**Data**
--------------------------------------------------
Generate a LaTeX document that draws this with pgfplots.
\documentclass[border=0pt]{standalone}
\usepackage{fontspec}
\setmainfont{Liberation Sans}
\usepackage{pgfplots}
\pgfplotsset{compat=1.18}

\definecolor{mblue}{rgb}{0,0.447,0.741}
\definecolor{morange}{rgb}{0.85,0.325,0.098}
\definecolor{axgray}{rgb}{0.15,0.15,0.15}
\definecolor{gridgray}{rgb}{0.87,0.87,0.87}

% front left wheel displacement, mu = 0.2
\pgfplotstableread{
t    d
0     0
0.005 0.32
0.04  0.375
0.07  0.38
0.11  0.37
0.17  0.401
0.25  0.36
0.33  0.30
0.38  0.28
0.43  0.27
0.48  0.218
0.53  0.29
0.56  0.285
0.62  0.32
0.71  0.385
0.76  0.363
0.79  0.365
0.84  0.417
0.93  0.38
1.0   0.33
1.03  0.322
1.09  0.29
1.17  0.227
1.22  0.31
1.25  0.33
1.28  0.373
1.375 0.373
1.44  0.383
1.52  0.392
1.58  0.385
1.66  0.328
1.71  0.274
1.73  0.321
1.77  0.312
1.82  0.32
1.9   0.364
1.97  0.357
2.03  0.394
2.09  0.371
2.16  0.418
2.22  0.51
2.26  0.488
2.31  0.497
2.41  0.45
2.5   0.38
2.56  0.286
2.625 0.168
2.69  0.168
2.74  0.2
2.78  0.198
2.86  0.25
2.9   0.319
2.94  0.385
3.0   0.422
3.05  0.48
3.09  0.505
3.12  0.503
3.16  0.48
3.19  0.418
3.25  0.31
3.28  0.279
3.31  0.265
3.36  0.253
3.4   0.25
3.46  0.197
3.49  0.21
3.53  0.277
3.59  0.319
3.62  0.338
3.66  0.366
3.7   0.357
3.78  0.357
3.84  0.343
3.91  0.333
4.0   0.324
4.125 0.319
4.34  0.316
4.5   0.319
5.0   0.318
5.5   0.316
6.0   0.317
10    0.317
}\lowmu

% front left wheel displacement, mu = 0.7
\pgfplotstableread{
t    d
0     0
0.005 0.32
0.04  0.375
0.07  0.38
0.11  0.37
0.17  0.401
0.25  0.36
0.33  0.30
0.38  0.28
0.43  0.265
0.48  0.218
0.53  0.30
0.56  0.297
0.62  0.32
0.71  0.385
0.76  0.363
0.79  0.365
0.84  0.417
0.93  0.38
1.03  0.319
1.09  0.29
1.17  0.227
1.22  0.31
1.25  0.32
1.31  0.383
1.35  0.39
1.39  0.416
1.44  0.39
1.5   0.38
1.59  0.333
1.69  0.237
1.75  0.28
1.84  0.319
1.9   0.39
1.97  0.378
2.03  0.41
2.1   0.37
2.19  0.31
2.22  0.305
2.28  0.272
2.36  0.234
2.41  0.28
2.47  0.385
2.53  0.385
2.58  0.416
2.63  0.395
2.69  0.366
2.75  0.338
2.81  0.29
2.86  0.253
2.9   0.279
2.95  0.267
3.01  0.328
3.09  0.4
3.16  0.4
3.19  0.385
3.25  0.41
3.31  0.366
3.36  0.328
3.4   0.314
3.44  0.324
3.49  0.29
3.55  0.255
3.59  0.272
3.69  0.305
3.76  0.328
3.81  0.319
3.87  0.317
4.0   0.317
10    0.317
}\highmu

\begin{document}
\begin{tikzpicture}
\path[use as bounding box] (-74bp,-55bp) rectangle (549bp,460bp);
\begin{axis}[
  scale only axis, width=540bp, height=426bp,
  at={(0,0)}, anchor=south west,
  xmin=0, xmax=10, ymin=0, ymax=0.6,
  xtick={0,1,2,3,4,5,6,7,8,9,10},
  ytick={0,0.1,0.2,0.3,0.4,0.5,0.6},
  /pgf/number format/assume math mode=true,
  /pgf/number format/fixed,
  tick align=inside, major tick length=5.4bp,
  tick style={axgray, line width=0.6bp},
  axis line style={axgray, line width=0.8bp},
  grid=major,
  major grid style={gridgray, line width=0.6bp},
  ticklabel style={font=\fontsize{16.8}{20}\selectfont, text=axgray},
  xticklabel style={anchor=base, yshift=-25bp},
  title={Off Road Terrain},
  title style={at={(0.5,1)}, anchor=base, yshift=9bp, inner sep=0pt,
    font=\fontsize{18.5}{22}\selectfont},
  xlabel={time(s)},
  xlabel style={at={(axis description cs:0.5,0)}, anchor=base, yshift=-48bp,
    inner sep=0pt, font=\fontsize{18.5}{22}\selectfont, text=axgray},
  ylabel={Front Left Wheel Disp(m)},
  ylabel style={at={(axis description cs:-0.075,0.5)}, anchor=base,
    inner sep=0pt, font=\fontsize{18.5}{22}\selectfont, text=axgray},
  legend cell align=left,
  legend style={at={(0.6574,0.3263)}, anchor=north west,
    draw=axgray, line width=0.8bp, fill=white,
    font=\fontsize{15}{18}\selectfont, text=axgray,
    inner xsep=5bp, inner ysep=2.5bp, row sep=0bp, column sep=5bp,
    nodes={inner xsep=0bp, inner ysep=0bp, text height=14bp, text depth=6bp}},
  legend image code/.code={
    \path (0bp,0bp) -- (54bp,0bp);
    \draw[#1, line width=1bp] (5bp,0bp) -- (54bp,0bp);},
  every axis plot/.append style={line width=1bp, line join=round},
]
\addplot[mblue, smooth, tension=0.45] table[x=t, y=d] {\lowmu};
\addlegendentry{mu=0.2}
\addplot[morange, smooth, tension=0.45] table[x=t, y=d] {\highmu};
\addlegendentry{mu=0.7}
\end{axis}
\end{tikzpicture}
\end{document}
--------------------------------------------------
**The problem**
Reproduce the data in full, exactly as presented.

**Exercise answer**
Generate a LaTeX document that draws this with pgfplots.
\documentclass[border=0pt]{standalone}
\usepackage{fontspec}
\setmainfont{Liberation Sans}
\usepackage{pgfplots}
\pgfplotsset{compat=1.18}

\definecolor{mblue}{rgb}{0,0.447,0.741}
\definecolor{morange}{rgb}{0.85,0.325,0.098}
\definecolor{axgray}{rgb}{0.15,0.15,0.15}
\definecolor{gridgray}{rgb}{0.87,0.87,0.87}

% front left wheel displacement, mu = 0.2
\pgfplotstableread{
t    d
0     0
0.005 0.32
0.04  0.375
0.07  0.38
0.11  0.37
0.17  0.401
0.25  0.36
0.33  0.30
0.38  0.28
0.43  0.27
0.48  0.218
0.53  0.29
0.56  0.285
0.62  0.32
0.71  0.385
0.76  0.363
0.79  0.365
0.84  0.417
0.93  0.38
1.0   0.33
1.03  0.322
1.09  0.29
1.17  0.227
1.22  0.31
1.25  0.33
1.28  0.373
1.375 0.373
1.44  0.383
1.52  0.392
1.58  0.385
1.66  0.328
1.71  0.274
1.73  0.321
1.77  0.312
1.82  0.32
1.9   0.364
1.97  0.357
2.03  0.394
2.09  0.371
2.16  0.418
2.22  0.51
2.26  0.488
2.31  0.497
2.41  0.45
2.5   0.38
2.56  0.286
2.625 0.168
2.69  0.168
2.74  0.2
2.78  0.198
2.86  0.25
2.9   0.319
2.94  0.385
3.0   0.422
3.05  0.48
3.09  0.505
3.12  0.503
3.16  0.48
3.19  0.418
3.25  0.31
3.28  0.279
3.31  0.265
3.36  0.253
3.4   0.25
3.46  0.197
3.49  0.21
3.53  0.277
3.59  0.319
3.62  0.338
3.66  0.366
3.7   0.357
3.78  0.357
3.84  0.343
3.91  0.333
4.0   0.324
4.125 0.319
4.34  0.316
4.5   0.319
5.0   0.318
5.5   0.316
6.0   0.317
10    0.317
}\lowmu

% front left wheel displacement, mu = 0.7
\pgfplotstableread{
t    d
0     0
0.005 0.32
0.04  0.375
0.07  0.38
0.11  0.37
0.17  0.401
0.25  0.36
0.33  0.30
0.38  0.28
0.43  0.265
0.48  0.218
0.53  0.30
0.56  0.297
0.62  0.32
0.71  0.385
0.76  0.363
0.79  0.365
0.84  0.417
0.93  0.38
1.03  0.319
1.09  0.29
1.17  0.227
1.22  0.31
1.25  0.32
1.31  0.383
1.35  0.39
1.39  0.416
1.44  0.39
1.5   0.38
1.59  0.333
1.69  0.237
1.75  0.28
1.84  0.319
1.9   0.39
1.97  0.378
2.03  0.41
2.1   0.37
2.19  0.31
2.22  0.305
2.28  0.272
2.36  0.234
2.41  0.28
2.47  0.385
2.53  0.385
2.58  0.416
2.63  0.395
2.69  0.366
2.75  0.338
2.81  0.29
2.86  0.253
2.9   0.279
2.95  0.267
3.01  0.328
3.09  0.4
3.16  0.4
3.19  0.385
3.25  0.41
3.31  0.366
3.36  0.328
3.4   0.314
3.44  0.324
3.49  0.29
3.55  0.255
3.59  0.272
3.69  0.305
3.76  0.328
3.81  0.319
3.87  0.317
4.0   0.317
10    0.317
}\highmu

\begin{document}
\begin{tikzpicture}
\path[use as bounding box] (-74bp,-55bp) rectangle (549bp,460bp);
\begin{axis}[
  scale only axis, width=540bp, height=426bp,
  at={(0,0)}, anchor=south west,
  xmin=0, xmax=10, ymin=0, ymax=0.6,
  xtick={0,1,2,3,4,5,6,7,8,9,10},
  ytick={0,0.1,0.2,0.3,0.4,0.5,0.6},
  /pgf/number format/assume math mode=true,
  /pgf/number format/fixed,
  tick align=inside, major tick length=5.4bp,
  tick style={axgray, line width=0.6bp},
  axis line style={axgray, line width=0.8bp},
  grid=major,
  major grid style={gridgray, line width=0.6bp},
  ticklabel style={font=\fontsize{16.8}{20}\selectfont, text=axgray},
  xticklabel style={anchor=base, yshift=-25bp},
  title={Off Road Terrain},
  title style={at={(0.5,1)}, anchor=base, yshift=9bp, inner sep=0pt,
    font=\fontsize{18.5}{22}\selectfont},
  xlabel={time(s)},
  xlabel style={at={(axis description cs:0.5,0)}, anchor=base, yshift=-48bp,
    inner sep=0pt, font=\fontsize{18.5}{22}\selectfont, text=axgray},
  ylabel={Front Left Wheel Disp(m)},
  ylabel style={at={(axis description cs:-0.075,0.5)}, anchor=base,
    inner sep=0pt, font=\fontsize{18.5}{22}\selectfont, text=axgray},
  legend cell align=left,
  legend style={at={(0.6574,0.3263)}, anchor=north west,
    draw=axgray, line width=0.8bp, fill=white,
    font=\fontsize{15}{18}\selectfont, text=axgray,
    inner xsep=5bp, inner ysep=2.5bp, row sep=0bp, column sep=5bp,
    nodes={inner xsep=0bp, inner ysep=0bp, text height=14bp, text depth=6bp}},
  legend image code/.code={
    \path (0bp,0bp) -- (54bp,0bp);
    \draw[#1, line width=1bp] (5bp,0bp) -- (54bp,0bp);},
  every axis plot/.append style={line width=1bp, line join=round},
]
\addplot[mblue, smooth, tension=0.45] table[x=t, y=d] {\lowmu};
\addlegendentry{mu=0.2}
\addplot[morange, smooth, tension=0.45] table[x=t, y=d] {\highmu};
\addlegendentry{mu=0.7}
\end{axis}
\end{tikzpicture}
\end{document}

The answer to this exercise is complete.